Bashu Triumphs Globally

Beyzaie created his masterpiece, Bashu, the Little Stranger (1986, released 1989), which portrays a war-orphaned boy who bonds with a northern Iranian woman despite language and cultural divides. The film captured the Venice Classics award for best restored film at the 2025 Venice Film Festival, affirming its worldwide resonance. Critics voted it the greatest Iranian film ever in 1999, highlighting Beyzaie’s focus on human ties amid the Iran-Iraq War.

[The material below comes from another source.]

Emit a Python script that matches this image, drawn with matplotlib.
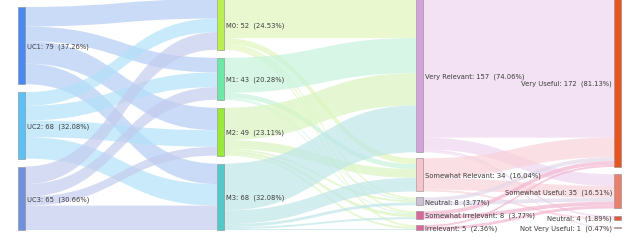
import matplotlib
matplotlib.use("Agg")
import matplotlib.pyplot as plt
from matplotlib.path import Path
from matplotlib.patches import PathPatch, Rectangle

# node names per column
uc_names = ['UC1', 'UC2', 'UC3']
m_names = ['M0', 'M1', 'M2', 'M3']
rel_names = ['Very Relevant', 'Somewhat Relevant', 'Neutral', 'Somewhat Irrelevant', 'Irrelevant']
use_names = ['Very Useful', 'Somewhat Useful', 'Neutral', 'Not Very Useful']

# flows between columns (rows = source, cols = target)
uc_to_m = [[20, 15, 23, 21],
           [14, 15, 17, 22],
           [18, 13, 9, 25]]
m_to_rel = [[40, 6, 2, 2, 2],
            [36, 5, 1, 1, 0],
            [33, 9, 2, 3, 2],
            [48, 14, 3, 2, 1]]
rel_to_use = [[142, 12, 2, 1],
              [20, 12, 2, 0],
              [4, 4, 0, 0],
              [4, 4, 0, 0],
              [2, 3, 0, 0]]

node_colors = [['#4a89f3', '#5bc1f7', '#6f90df'],
               ['#b9ef4f', '#6ee8a6', '#99e83a', '#55c9c9'],
               ['#d4a2db', '#f7c4cc', '#cdc0d6', '#d9679b', '#d8689c'],
               ['#e8531f', '#e9806b', '#e4583a', '#e88a8a']]
link_colors = [['#b4cdf6', '#b3e2f9', '#c3ccee'],
               ['#e2f6bc', '#c6f3dc', '#d9f5bf', '#bfe6e8'],
               ['#efd6ef', '#f9d2da', '#e2d8ea', '#f2b6cf', '#f2b6cf']]

names = [uc_names, m_names, rel_names, use_names]
flows = [uc_to_m, m_to_rel, rel_to_use]

# node values
vals = [[sum(r) for r in uc_to_m]]
for f in flows:
    vals.append([sum(r[j] for r in f) for j in range(len(f[0]))])
total = sum(vals[0])

W, H = 640, 251
col_x = [18, 217, 416, 614]
node_w = 7
col_top = [8, 0, 0, 0]
col_bot = [231, 231, 231, 229]
ky = (231 - 4 * 6) / total

# node positions
ypos = []
for c in range(4):
    span = col_bot[c] - col_top[c]
    n = len(vals[c])
    gap = (span - total * ky) / (n - 1)
    y = col_top[c]
    ys = []
    for v in vals[c]:
        ys.append(y)
        y += v * ky + gap
    ypos.append(ys)

fig = plt.figure(figsize=(W / 100, H / 100), dpi=100)
ax = fig.add_axes([0, 0, 1, 1])
ax.set_xlim(0, W)
ax.set_ylim(H, 0)
ax.axis('off')

# links
for c, f in enumerate(flows):
    x0 = col_x[c] + node_w
    x1 = col_x[c + 1]
    xm = (x0 + x1) / 2
    out_off = list(ypos[c])
    in_off = list(ypos[c + 1])
    # incoming offsets ordered by source
    in_start = {}
    for j in range(len(f[0])):
        for i in range(len(f)):
            in_start[(i, j)] = in_off[j]
            in_off[j] += f[i][j] * ky
    for i in range(len(f)):
        for j in range(len(f[0])):
            v = f[i][j]
            if v == 0:
                continue
            h = v * ky
            a0 = out_off[i]
            out_off[i] += h
            b0 = in_start[(i, j)]
            verts = [(x0, a0), (xm, a0), (xm, b0), (x1, b0),
                     (x1, b0 + h),
                     (xm, b0 + h), (xm, a0 + h), (x0, a0 + h),
                     (x0, a0)]
            codes = [Path.MOVETO, Path.CURVE4, Path.CURVE4, Path.CURVE4,
                     Path.LINETO,
                     Path.CURVE4, Path.CURVE4, Path.CURVE4,
                     Path.CLOSEPOLY]
            ax.add_patch(PathPatch(Path(verts, codes), facecolor=link_colors[c][i],
                                   edgecolor='none', alpha=0.7, zorder=1))

# nodes and labels
for c in range(4):
    for k, v in enumerate(vals[c]):
        y = ypos[c][k]
        h = v * ky
        ax.add_patch(Rectangle((col_x[c], y), node_w, max(h, 1), facecolor=node_colors[c][k],
                               edgecolor='#8a8a8a', linewidth=0.4, zorder=3))
        label = '{}: {}  ({:.2f}%)'.format(names[c][k], v, 100 * v / total)
        if c < 3:
            ax.text(col_x[c] + node_w + 2, y + h / 2, label, ha='left', va='center',
                    fontsize=4.85, color='#3c3c3c', zorder=4)
        else:
            ax.text(col_x[c] - 2, y + h / 2, label, ha='right', va='center',
                    fontsize=4.85, color='#3c3c3c', zorder=4)

fig.savefig('out.png', dpi=100)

Expansive Career Achievements

Beyzaie directed eight features, including Stranger and the Fog (1974), Ballad of Tara (1979), and Killing Mad Dogs (2001), while penning plays and scholarly texts on myths like the Shahnameh. Iran’s 1981 Cultural Revolution expelled him from university, yet he persisted in screenwriting and theater, staging epics such as the nine-hour Tarabnameh at Stanford. His intellectual legacy inspired generations, with two-time Oscar winner Asghar Farhadi naming him his “great teacher.”

Enduring Tributes

Stanford’s Iranian Studies Program hailed Beyzaie as a “colossus” of Iranian arts and announced a memorial. Artists praised his refusal to return to Iran amid censorship, cementing his role as a cultural patriot in exile. His passing on Iran’s Playwrights’ Day—tied to his birthday—closes a storied chapter in storytelling.